We want to colonize the North Sea, but not for the humans this time, but for the biodiversity. We have focused upon deep concrete platforms to see how this could contribute to enhance the habitat of cold-water coral reefs.  A quote from Architecture and the planetary imaginary, “to work well, the predator must understand the behaviour of the pray”, inspired us in our work in the aspect of increasing the biodiversity in the North Sea.  We developed a timeline containing the past, today and the future in the aspect of the decommissioning of the concrete platforms, also called condeep structures, and looked upon the consequences of the biodiversity.  Troll A was the condeep platform that was used as the main reference-site, in our conceptual proposal.As we mentioned, the decommissioning of condeep platforms is in near future. Based on research, we divided the proposed scenarios into three different categories.

Erase: if we take it all away
We will get a new imprint and destroying the corals and biodiversity, but we will getwhat we call, “a clean ocean”.

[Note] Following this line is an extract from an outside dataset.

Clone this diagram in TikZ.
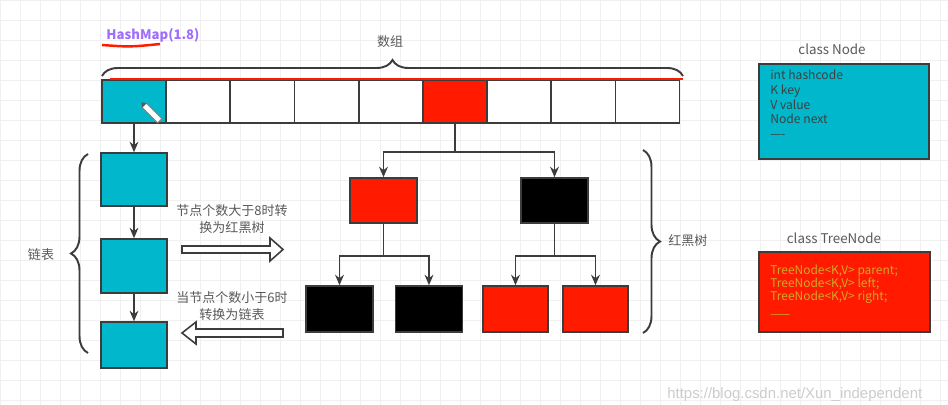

Split and smash: The already existing structure at site
If we use the method of split and smash, it will contribute to a new structure, new imprint and a new topography -which can be seen as an imprint of our current time.So, they have a similar outcome as erase, but different topography, wish could give different growing conditions for corals. But they start from scratch again. Growing 2 cm a year, we destroy decades of reef building..

Settle: Leave it as it is, keeping the structure and let it settle
With creating a space and an atmosphere within a structure, giving the people the possibility to experience the deep-sea biodiversity that exist-and also, create an outer surface that is designed for meeting the premises of coral growth mimic the shapes they thrive on.